The decision making process is key to understanding why we communicate the way we do. If our decision-making is based on fear or control, we are in for trouble. The trick is; how do we recognize our motivations? To know what our motivations are, we have to be connected with our own feelings. We have to be able to name them, and we have to be able to recognize how they are affecting us, and our communications.
The funny thing is that many of us are keenly aware of what other people are feeling (or what we think they are feeling) and yet clueless about what we are feeling. What I have learned over the years is that the same thing motivates all of us: survival. On a brain level we are driven to do that which will help us survive in whatever circumstance we find ourselves.
Rarely in this day and age are those feelings based on actual physical survival, but rather they are based on the survival of our well being. When we feel our well being is threatened in any way, we will be thrown into a survival mode that is as old as life itself. We can’t help it, its automatic. It doesn’t matter how mature we are, if we are put in the right (or wrong) circumstance we will behave in ways we end up regretting and we may even be confused as to why we found ourselves reacting that way.

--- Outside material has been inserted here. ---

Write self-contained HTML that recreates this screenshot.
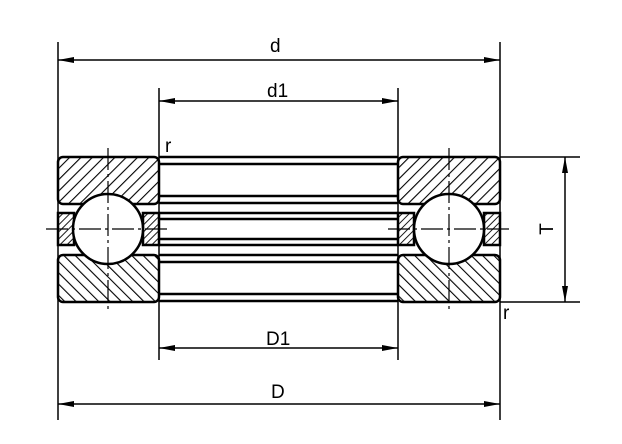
<!DOCTYPE html>
<html><head><style>body{margin:0;background:#fff}svg{display:block}</style></head><body>
<svg width="622" height="444" viewBox="0 0 622 444" xmlns="http://www.w3.org/2000/svg" font-family="Liberation Sans, sans-serif">
<defs>
<pattern id="h1" width="8" height="8" patternUnits="userSpaceOnUse" patternTransform="rotate(45)"><line x1="0" y1="0" x2="0" y2="8" stroke="#000" stroke-width="2.2"/></pattern>
<pattern id="h2" width="8" height="8" patternUnits="userSpaceOnUse" patternTransform="rotate(-45)"><line x1="0" y1="0" x2="0" y2="8" stroke="#000" stroke-width="2.2"/></pattern>
<pattern id="h3" width="5" height="5" patternUnits="userSpaceOnUse" patternTransform="rotate(45)"><line x1="0" y1="0" x2="0" y2="5" stroke="#000" stroke-width="1.8"/></pattern>
</defs>
<g stroke="#000" fill="none" stroke-width="1.5">
<line x1="58" y1="42" x2="58" y2="420"/><line x1="500" y1="42" x2="500" y2="420"/>
<line x1="159" y1="88" x2="159" y2="360"/><line x1="398" y1="88" x2="398" y2="360"/>
<line x1="500" y1="157" x2="580" y2="157"/><line x1="500" y1="302" x2="580" y2="302"/>
<line x1="58" y1="60" x2="500" y2="60"/><line x1="159" y1="101" x2="398" y2="101"/>
<line x1="159" y1="348" x2="398" y2="348"/><line x1="58" y1="404" x2="500" y2="404"/>
<line x1="565" y1="157" x2="565" y2="302"/>
<g stroke-width="2.5">
<line x1="159" y1="157" x2="398" y2="157"/><line x1="159" y1="164" x2="398" y2="164"/>
<line x1="159" y1="196" x2="398" y2="196"/><line x1="159" y1="203" x2="398" y2="203"/>
<line x1="159" y1="213" x2="398" y2="213"/><line x1="159" y1="219" x2="398" y2="219"/>
<line x1="159" y1="239" x2="398" y2="239"/><line x1="159" y1="245" x2="398" y2="245"/>
<line x1="159" y1="255" x2="398" y2="255"/><line x1="159" y1="262" x2="398" y2="262"/>
<line x1="159" y1="294" x2="398" y2="294"/><line x1="159" y1="301" x2="398" y2="301"/>
</g>
<g stroke-width="2.5">
<rect x="58" y="157" width="101" height="47" rx="5" fill="url(#h1)"/>
<rect x="58" y="255" width="101" height="47" rx="5" fill="url(#h2)"/>
<rect x="398" y="157" width="102" height="47" rx="5" fill="url(#h1)"/>
<rect x="398" y="255" width="102" height="47" rx="5" fill="url(#h2)"/>
<rect x="58" y="213" width="16" height="32" fill="url(#h3)"/>
<rect x="143" y="213" width="16" height="32" fill="url(#h3)"/>
<rect x="398" y="213" width="16" height="32" fill="url(#h3)"/>
<rect x="484" y="213" width="16" height="32" fill="url(#h3)"/>
<circle cx="108" cy="229" r="35" fill="#fff"/>
<circle cx="449" cy="229" r="35" fill="#fff"/>
</g>
<g stroke-width="1.2" stroke-dasharray="22,4,3,4">
<line x1="108" y1="148" x2="108" y2="312"/><line x1="449" y1="148" x2="449" y2="312"/>
<line x1="46" y1="229" x2="168" y2="229"/><line x1="388" y1="229" x2="512" y2="229"/>
</g>
</g>
<g fill="#000">
<polygon points="58,60 74,57 74,63"/><polygon points="500,60 484,57 484,63"/>
<polygon points="159,101 175,98 175,104"/><polygon points="398,101 382,98 382,104"/>
<polygon points="159,348 175,345 175,351"/><polygon points="398,348 382,345 382,351"/>
<polygon points="58,404 74,401 74,407"/><polygon points="500,404 484,401 484,407"/>
<polygon points="565,157 562,173 568,173"/><polygon points="565,302 562,286 568,286"/>
</g>
<g font-size="19" fill="#000">
<text x="270" y="52">d</text>
<text x="267" y="97">d1</text>
<text x="266" y="345">D1</text>
<text x="271" y="398">D</text>
<text x="165" y="152">r</text>
<text x="503" y="319">r</text>
<text x="0" y="0" transform="translate(553,229) rotate(-90)" text-anchor="middle">T</text>
</g>
</svg>
</body></html>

This brain response limits our choices. When we are in this kind of reactivity our bodies go into what is known as “fight or flight” response. Telling my partner something I feared would make him angry sent me into “flight”. For me, that meant shutting up, holding back, and not speaking my whole truth. As a result I often ended up lying to him through lies of omission. I didn’t think of it that way, in fact, I rarely thought about it because it was automatic.
Once I recognized that pattern I was able to start speaking my truth to him. Scary though it was, it dramatically improved the quality of our relationship.
I must say it didn’t come easily, because stopping the “flight” reaction immediately led to a “fight” reaction. In other words, I became defensive and angry myself in response to his predicted unhappiness about whatever it was I had to tell him. Whew. What a mess, that is until I found a way out.
When we go into a “flight” reaction we are behaving as Victims in our relationship and not respecting our partners ability to handle what we have to say. When we go into “fight” reactions we are frightened and behaving like a puffer fish trying to scare off a predator. Is that how we want to think of our partner? Our beloved? I don’t think so!
Our alternative is to find a way to speak our emotional truth to our partner. Instead of lashing out in fear, say, “I don’t really understand why, but I am feeling afraid right now.” Two things occur when we allow ourselves this level of honesty. First, we are breaking the cycle. Second we are making ourselves vulnerable, which is of course quite scary when we are already afraid. Yet if we chose this person to be our partner we must have, at some level, a sense that this is someone we can trust. So at this point, we choose to expand our trust to a deeper level, and give them a piece of our emotional truth.
Secondly, we can respond empathetically to our perception of the other person’s fear. Because we know that if someone is not telling their truth, or if they are ramming their truth down our throats, they are in fear. We can then respond with an empathetic statement like, “I can see you are feeling upset. Can you tell me what’s going on?” This response also breaks the cycle and allows for moving into a deeper level of trust and communication.
When we can own our own feelings, have empathy for our partner and respect each other enough to listen to each other’s feelings we can move our relationship into a deeper level of love and understanding. We can then stop having things that we can’t say to each other.